Add Two More Gestures: Next, let's record two more gestures of your choice. Reliable gestures are gestures that have some unique features, such as triangle, zigzag, and checkmark, but you can choose whatever you like. Harder to recognize gestures have smooth outlines which are easily susceptible to noise, e.g. a circle is one of the harder gestures to recognize. Repeat all steps above, i.e. record training data for your gestures, input the training data to the gesture recognizer, connect a callback function, and implement the callback function so that it draws the gesture on the screen.

(8) Implement Finger Gestures on Multi-Touch Pad

Now that you implemented your gestures via mouse dragging, the final step is to also make this gesture recognition work on your multi-touch pad.

Training Data for Gestures: You may be wondering if you should re-record your training data and now use training data directly from your multi-touch pad to feed into the oneDollar.learn() function. For now, we recommend you keep your mouse training data and do not re-record the training data with the multi-touch pad. The reason for this is that the drawing with the mouse will give you clear tracking points for creating your template gesture. When you then later on draw the gesture with your multi-touch pad during actual use, this will often be more fault resistant. In contrast, if you record your template gesture on the multi-touch pad, you will already have some noise in the data and it will be harder to match a gesture when there is additional noise during actual use later on. However, there is also the drawback that the mouse training data may be too clean and a better match may be achieved by matching noisy training data from the multi-touch pad with noisy data during actual use. If you don't get good results with the mouse training data, consider recording training data with the multi-touch pad.

Start tracking when Finger Blob Detected: So far, you started tracking with the oneDollar.track() function when the mouseDragged() event occured. Now you need to change this to start tracking gestures when your code detects a finger blob. Therefore, you need to add the tracking function below in the blob detection method where it determines if a finger was successfully detected. The x/y coordinate in the function are the x/y coordinate of your touch point. Similar to before, you don't have to 'stop' tracking. The track() function will only be executed when Processing goes through its loop and detects a finger blob. Once it saw a finger blob it will keep looking for follow-up blobs for a while, and if no finger has been present for some time, i.e. no new data is fed to the gesture recognizer, the recognizer will automatically determine that the gesture has ended and will provide its best guess at what gesture was executed.

Visualize Gesture Detection Result: In this last step, you need to change your visualization to draw the touch center points into the window instead of mouse coordinates (discard the blob contour).

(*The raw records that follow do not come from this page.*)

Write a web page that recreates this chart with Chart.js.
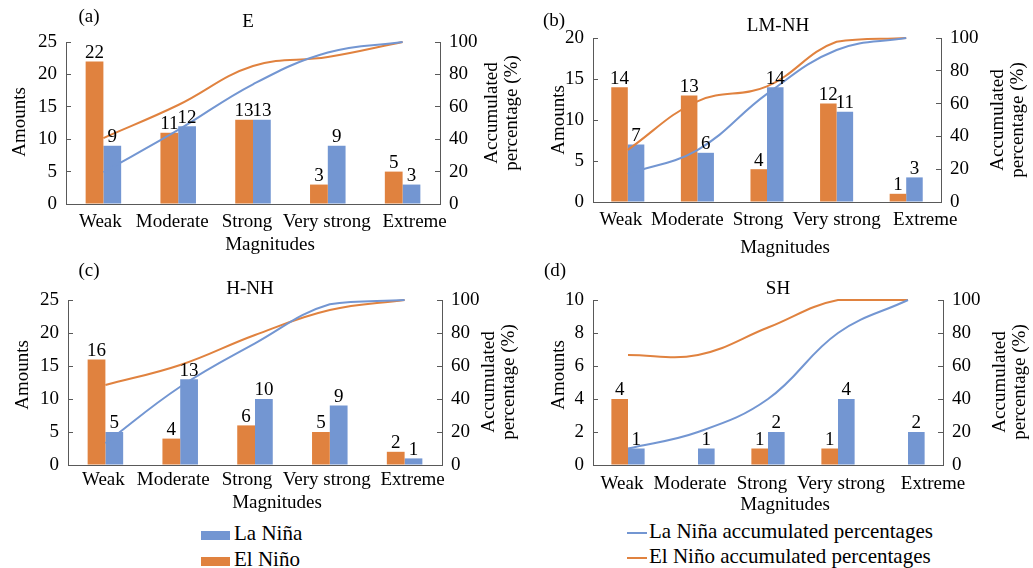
<!DOCTYPE html>
<html>
<head>
<meta charset="utf-8">
<script src="https://cdn.jsdelivr.net/npm/chart.js@4"></script>
<style>
body{margin:0;background:#fff;width:1033px;height:568px;position:relative;overflow:hidden;font-family:"Liberation Serif","DejaVu Serif",serif;color:#000}
.box{position:absolute}
.txt{position:absolute;font-size:19px;white-space:nowrap;transform:translate(-50%,-50%);line-height:20px}
.rot{transform:translate(-50%,-50%) rotate(-90deg);text-align:center}
.leg{position:absolute;font-size:21px;white-space:nowrap;line-height:24px;transform:translateY(-50%)}
.sw{display:inline-block;vertical-align:middle}
</style>
</head>
<body>
<div class="box" style="left:0;top:0"><canvas id="chartE"></canvas></div>
<div class="box" style="left:516px;top:0"><canvas id="chartLM"></canvas></div>
<div class="box" style="left:0;top:255px"><canvas id="chartH"></canvas></div>
<div class="box" style="left:516px;top:255px"><canvas id="chartSH"></canvas></div>

<!-- panel letters and titles -->
<div class="txt" style="left:89px;top:16px">(a)</div>
<div class="txt" style="left:248px;top:21px">E</div>
<div class="txt" style="left:554px;top:20px">(b)</div>
<div class="txt" style="left:778px;top:25px">LM-NH</div>
<div class="txt" style="left:89px;top:270px">(c)</div>
<div class="txt" style="left:250px;top:288px">H-NH</div>
<div class="txt" style="left:555px;top:270px">(d)</div>
<div class="txt" style="left:778px;top:288px">SH</div>

<!-- axis titles -->
<div class="txt rot" style="left:19px;top:122px">Amounts</div>
<div class="txt rot" style="left:501px;top:113px">Accumulated<br>percentage (%)</div>
<div class="txt" style="left:270px;top:244px">Magnitudes</div>
<div class="txt rot" style="left:558px;top:120px">Amounts</div>
<div class="txt rot" style="left:1007px;top:120px">Accumulated<br>percentage (%)</div>
<div class="txt" style="left:785px;top:247px">Magnitudes</div>
<div class="txt rot" style="left:22px;top:375px">Amounts</div>
<div class="txt rot" style="left:498px;top:382px">Accumulated<br>percentage (%)</div>
<div class="txt" style="left:277px;top:502px">Magnitudes</div>
<div class="txt rot" style="left:558px;top:375px">Amounts</div>
<div class="txt rot" style="left:1009px;top:382px">Accumulated<br>percentage (%)</div>
<div class="txt" style="left:785px;top:504px">Magnitudes</div>

<!-- legends -->
<div class="leg" style="left:201px;top:533px"><span class="sw" style="width:29px;height:9px;background:#7396D2;margin-right:4px"></span>La Niña</div>
<div class="leg" style="left:201px;top:559px"><span class="sw" style="width:29px;height:9px;background:#E0823F;margin-right:4px"></span>El Niño</div>
<div class="leg" style="left:627px;top:531px"><span class="sw" style="width:20px;height:2px;background:#7396D2;margin-right:2px"></span>La Niña accumulated percentages</div>
<div class="leg" style="left:627px;top:556px"><span class="sw" style="width:20px;height:2px;background:#E0823F;margin-right:2px"></span>El Niño accumulated percentages</div>

<script>
const magnitudes = ['Weak', 'Moderate', 'Strong', 'Very strong', 'Extreme'];

// (a) E
const elNinoE = [22, 11, 13, 3, 5];
const laNinaE = [9, 12, 13, 9, 3];
const elNinoAccE = [40.7, 61.1, 85.2, 90.7, 100];
const laNinaAccE = [19.6, 45.7, 73.9, 93.5, 100];

// (b) LM-NH
const elNinoLM = [14, 13, 4, 12, 1];
const laNinaLM = [7, 6, 14, 11, 3];
const elNinoAccLM = [31.8, 61.4, 70.5, 97.7, 100];
const laNinaAccLM = [17.1, 31.7, 65.9, 92.7, 100];

// (c) H-NH
const elNinoH = [16, 4, 6, 5, 2];
const laNinaH = [5, 13, 10, 9, 1];
const elNinoAccH = [48.5, 60.6, 78.8, 93.9, 100];
const laNinaAccH = [13.2, 47.4, 73.7, 97.4, 100];

// (d) SH
const elNinoSH = [4, 0, 1, 1, 0];
const laNinaSH = [1, 1, 2, 4, 2];
const elNinoAccSH = [66.7, 66.7, 83.3, 100, 100];
const laNinaAccSH = [10, 20, 40, 80, 100];

const orange = '#E0823F';
const blue = '#7396D2';
const axisColor = '#595959';
const fontFamily = '"Liberation Serif", "DejaVu Serif", serif';
const tickFont = {family: fontFamily, size: 19};

// numbers on top of the bars (zero bars get no label)
const barValueLabels = {
  id: 'barValueLabels',
  afterDatasetsDraw(chart) {
    const ctx = chart.ctx;
    ctx.save();
    ctx.font = '19px ' + fontFamily;
    ctx.fillStyle = '#000';
    ctx.textAlign = 'center';
    ctx.textBaseline = 'bottom';
    chart.data.datasets.forEach((ds, i) => {
      if (ds.type === 'line') return;
      chart.getDatasetMeta(i).data.forEach((bar, j) => {
        const v = ds.data[j];
        if (!v) return;
        ctx.fillText(v, bar.x, bar.y + 1);
      });
    });
    ctx.restore();
  }
};

// Excel nudges the category labels sideways so they don't collide
const shiftXLabels = {
  id: 'shiftXLabels',
  afterUpdate(chart, args, opts) {
    const shifts = opts.shifts || [];
    const items = chart.scales.x.getLabelItems(chart.chartArea);
    items.forEach((it, i) => { it.options.translation[0] += shifts[i] || 0; });
  }
};

function makePanel(id, w, h, area, labelShift, elNino, laNina, elAcc, laAcc, yMax, yStep) {
  const canvas = document.getElementById(id);
  canvas.width = w;
  canvas.height = h;
  return new Chart(canvas, {
    type: 'bar',
    data: {
      labels: magnitudes,
      datasets: [
        {type: 'line', label: 'La Niña accumulated percentages', data: laAcc, yAxisID: 'y2',
         borderColor: blue, borderWidth: 2, pointRadius: 0, tension: 0.4, clip: 6, order: 0},
        {type: 'line', label: 'El Niño accumulated percentages', data: elAcc, yAxisID: 'y2',
         borderColor: orange, borderWidth: 2, pointRadius: 0, tension: 0.4, clip: 6, order: 0},
        {label: 'El Niño', data: elNino, backgroundColor: orange, yAxisID: 'y',
         categoryPercentage: 0.475, barPercentage: 1, order: 1},
        {label: 'La Niña', data: laNina, backgroundColor: blue, yAxisID: 'y',
         categoryPercentage: 0.475, barPercentage: 1, order: 1}
      ]
    },
    options: {
      responsive: false,
      animation: false,
      layout: {padding: {top: area.top, left: 0, right: 0, bottom: 0}},
      plugins: {
        legend: {display: false},
        tooltip: {enabled: false},
        shiftXLabels: {shifts: labelShift}
      },
      scales: {
        x: {
          grid: {display: false},
          border: {color: axisColor},
          ticks: {font: tickFont, color: '#000', padding: area.labelPad, maxRotation: 0, minRotation: 0, autoSkip: false},
          afterFit(s) { s.height = h - area.bottom; }
        },
        y: {
          position: 'left', min: 0, max: yMax,
          grid: {drawOnChartArea: false, tickLength: -5, color: axisColor},
          border: {color: axisColor},
          ticks: {stepSize: yStep, font: tickFont, color: '#000', padding: 14},
          afterFit(s) { s.width = area.left; }
        },
        y2: {
          position: 'right', min: 0, max: 100,
          grid: {drawOnChartArea: false, tickLength: -5, color: axisColor},
          border: {color: axisColor},
          ticks: {stepSize: 20, font: tickFont, color: '#000', padding: 14},
          afterFit(s) { s.width = w - area.right; }
        }
      }
    },
    plugins: [barValueLabels, shiftXLabels]
  });
}

makePanel('chartE', 516, 255, {left: 66, right: 440, top: 42, bottom: 204, labelPad: -1}, [-3, -6, -6, -1, 12],
  elNinoE, laNinaE, elNinoAccE, laNinaAccE, 25, 5);
makePanel('chartLM', 517, 255, {left: 77, right: 425, top: 38, bottom: 202, labelPad: -1}, [-7, -10, -9, 0, 19],
  elNinoLM, laNinaLM, elNinoAccLM, laNinaAccLM, 20, 5);
makePanel('chartH', 516, 260, {left: 68, right: 442, top: 45, bottom: 210, labelPad: -4}, [-2, -7, -8, -3, 8],
  elNinoH, laNinaH, elNinoAccH, laNinaAccH, 25, 5);
makePanel('chartSH', 517, 260, {left: 77, right: 427, top: 45, bottom: 210, labelPad: 0}, [-6, -8, -6, 3, 25],
  elNinoSH, laNinaSH, elNinoAccSH, laNinaAccSH, 10, 2);
</script>
</body>
</html>
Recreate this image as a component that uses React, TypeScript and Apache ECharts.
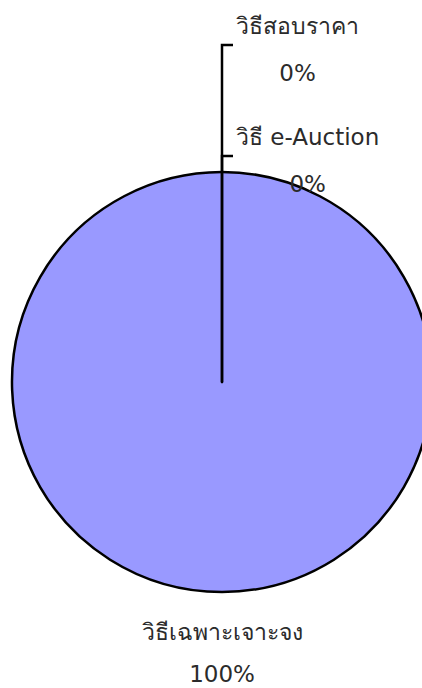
import React, { useEffect, useRef } from "react";
import * as echarts from "echarts";

const categories = ["วิธีเฉพาะเจาะจง", "วิธีสอบราคา", "วิธี e-Auction"];
const values = [100, 0, 0];

const CX = 222;
const CY = 382;
const R = 210;

export default function App() {
  const ref = useRef<HTMLDivElement>(null);
  useEffect(() => {
    if (!ref.current) return;
    const chart = echarts.init(ref.current, undefined, { renderer: "svg" });
    const leaders: Record<number, number> = { 1: 45, 2: 156 };
    chart.setOption({
      animation: false,
      backgroundColor: "#ffffff",
      series: [
        {
          type: "pie",
          center: [CX, CY],
          radius: R,
          startAngle: 90,
          clockwise: true,
          avoidLabelOverlap: false,
          itemStyle: { color: "#9999FF", borderColor: "#000000", borderWidth: 2.5 },
          emphasis: { disabled: true },
          label: {
            show: true,
            formatter: "{b}\n{d}%",
            fontFamily: "DejaVu Sans, Noto Sans, sans-serif",
            fontSize: 23,
            lineHeight: 47,
            color: "#2b2b2b",
            align: "center",
          },
          labelLine: { show: true, lineStyle: { color: "#000000", width: 2.5 } },
          labelLayout: (params: any) => {
            const i = params.dataIndex;
            if (i === 0) {
              return { x: CX, y: 653, align: "center", verticalAlign: "middle" };
            }
            const y = leaders[i];
            const w = params.labelRect.width;
            return {
              x: 236 + w / 2,
              y: y + 4,
              align: "center",
              verticalAlign: "middle",
              labelLinePoints: [
                [CX, i === 1 ? CY : CY - R],
                [CX, y],
                [233, y],
              ],
            };
          },
          data: categories.map((name, i) => ({
            name,
            value: values[i],
            labelLine: { show: i !== 0 },
            label: i === 0 ? { lineHeight: 42 } : undefined,
          })),
        },
      ],
    });
    return () => chart.dispose();
  }, []);
  return (
    <div
      ref={ref}
      style={{ position: "absolute", left: 0, top: 0, width: 422, height: 688 }}
    />
  );
}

Test your Gestures on the Multi-Touch Pad: Now that you have the code ready, draw each of your finger gestures on your multi-touch pad and see if they are being recognized. If you don't get good results, first make sure that your blob detection is still detecting the finger on the multi-touch pad. If you changed your setup since last time, you may have to adjust the signal-to-grayscale mapping and the blob detection threshold (see pset4) to make sure your finger blobs are detected. Without properly detected finger blobs, the gesture recognizer will not have reliable input data and thus will have trouble recognizing the gestures. Once you are able to execute your three gestures and have them recognized, you are ready to record the video for the deliverable.

Deliverables

For grading, please upload the following to your google drive student folder:

Touch Pressure
  • the .pde file of your Processing program
  • a short video captured with either your phone or a screencast showing the pre-recorded touch data pressure visualized in the Processing UI (.mov or .mp4, no more than 20MB)
  • a short video showing the touch pressure visualization with live data from your multi-touch pad for 1 finger and 2 fingers touching (take the video so that the multi-touch pad and Processing Window are seen at the same time) (.mov or .mp4, no more than 20MB)

Gesture Recognizer
  • a drawing on paper that shows your 3 custom finger gestures so we know which gestures you implemented, use the same notation as in the pset to indicate the start point for executing the gesture
  • the .pde file of your Processing program
  • a short video showing the mouse gestures, i.e. your Processing UI successfully recognizing the 3 different gestures you drew with the mouse (take the video so that your mouse/trackpad and Processing Window are seen at the same time) (.mov or .mp4, no more than 20MB)
  • a short video showing the multi-touch pad gesture recognition, i.e. your Processing UI successfully recognizing the 3 different finger gestures (take the video so that the multi-touch pad and Processing Window are seen at the same time) (.mov or .mp4, no more than 20MB)

Grading

We will give 20 pts in total:

Touch Pressure (10pts)
  • 5pts: (prerecorded data) you implemented the 3D viewport and camera motion, i.e. the axis are all drawn correctly and color coded, the user can zoom in/out, rotate around the scene, and change the camera's position to look from the scene from above or below.
  • 3pts: (prerecorded data) you drew the touch points and their pressure values into the 3D viewport and assigned a color gradient depending on the pressure value
  • 2pts: (live data) you showed that it works with live data from your multi-touch pad when one or two fingers are touching

Gesture Recognizer (10pts)
  • 5pts: (prerecorded data) you implemented gesture recognition with the mouse, i.e. you recorded mouse training data, trained the gesture recognizer, connected the callback function
  • 3pts: (prerecorded data) you implemented the gesture visualization for three different gestures with the mouse
  • 2pts: (live data) you implemented gesture recognition also for the multi-touch pad, i.e. you changed your code to use finger blobs instead of mouse data and showed that you can recognize the gestures when they are drawn with the finger on your multi-touch pad.